Lord Jah-Monte Ogbon — As of Now

Our Rating 7/10

Lord Jah-Monte Ogbon doesn’t rap like he’s trying to impress you. He raps like he already knows he can.

As of Now is long, loose, and deliberately personality-driven. It opens with humour. Not throwaway humour. Sharp, slightly absurd, meme-aware humour that immediately establishes tone. He understands the internet age of rap, but he refuses to flatten himself into it.

What makes this record compelling is the balance. He’ll brag about signing to Lex, flex with casual swagger, then pivot into vulnerability without changing volume. One minute he’s sardonic and playful, the next he’s reflecting on paranoia, relationships, self-doubt. It never feels forced. The shifts feel lived-in.

Production-wise, this sits comfortably in the modern underground ecosystem. Soul-heavy loops. Warm sample chops. Occasional Southern swing. Breakbeats that feel dusty rather than digital. You can hear the influence of collaborators like Navy Blue and Chuck Strangers in the texture. Nothing here screams for attention. It simmers.

And his flow adapts accordingly. Sometimes conversational, almost slouched back in delivery. Other times quick and precise, tightening his cadence when a beat demands it. He doesn’t rely on vocal theatrics. He relies on rhythm control.

The skits and recurring interludes add to the personality of the record. They’re not filler. They frame the album as a world. There’s a running joke about obsessive support that borders on parody, but underneath that satire is commentary about validation, ego, and the strange theatre of underground acclaim.

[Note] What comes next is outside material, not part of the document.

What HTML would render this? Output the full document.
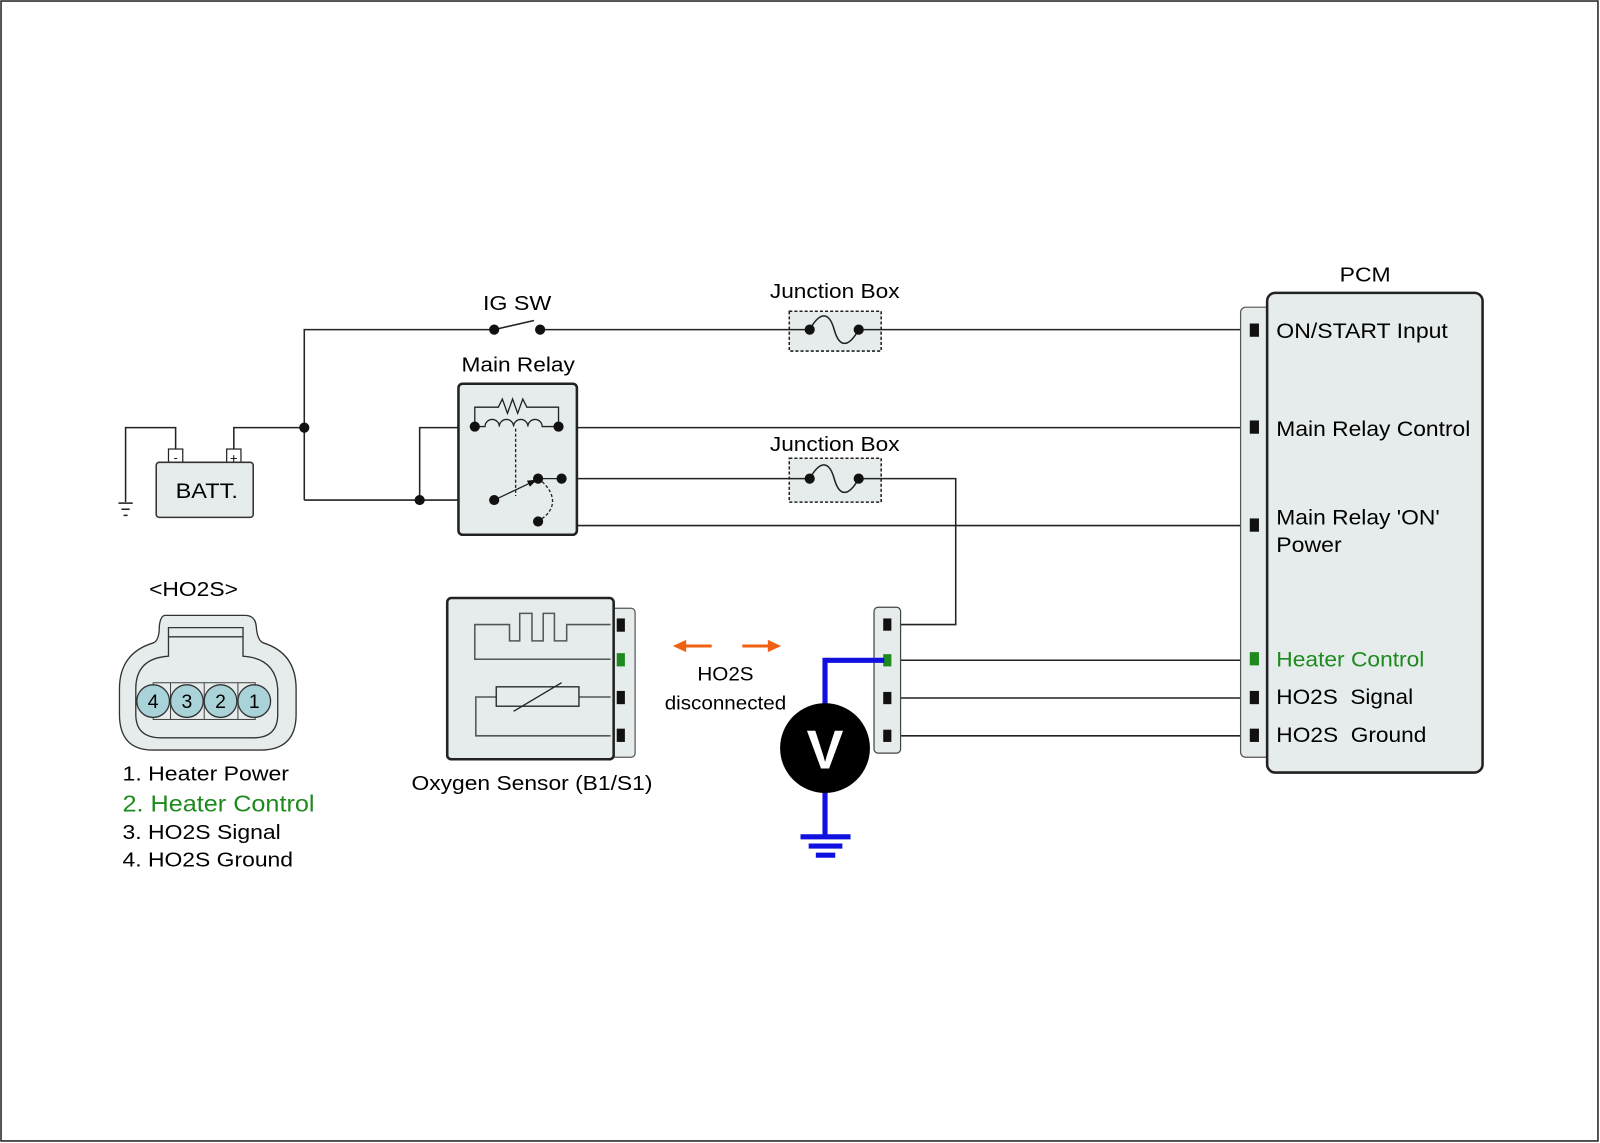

Critically, the album has been praised for that humour-plus-honesty duality. The wit doesn’t dilute the seriousness. It sharpens it. Some critics argue that while the album is strong, it doesn’t radically reinvent the abstract hip-hop lane. That’s fair. This isn’t sonic revolution.

It’s refinement.

The runtime might intimidate casual listeners, but that length is intentional. This isn’t playlist bait. It’s a full-body project that rewards immersion. The sequencing allows moods to unfold rather than snap into place.

As of Now confirms something important: Lord Jah-Monte Ogbon is not trying to be the loudest voice in the room. He’s trying to be the sharpest.

And in a rap landscape often obsessed with immediacy, that kind of patience feels radical.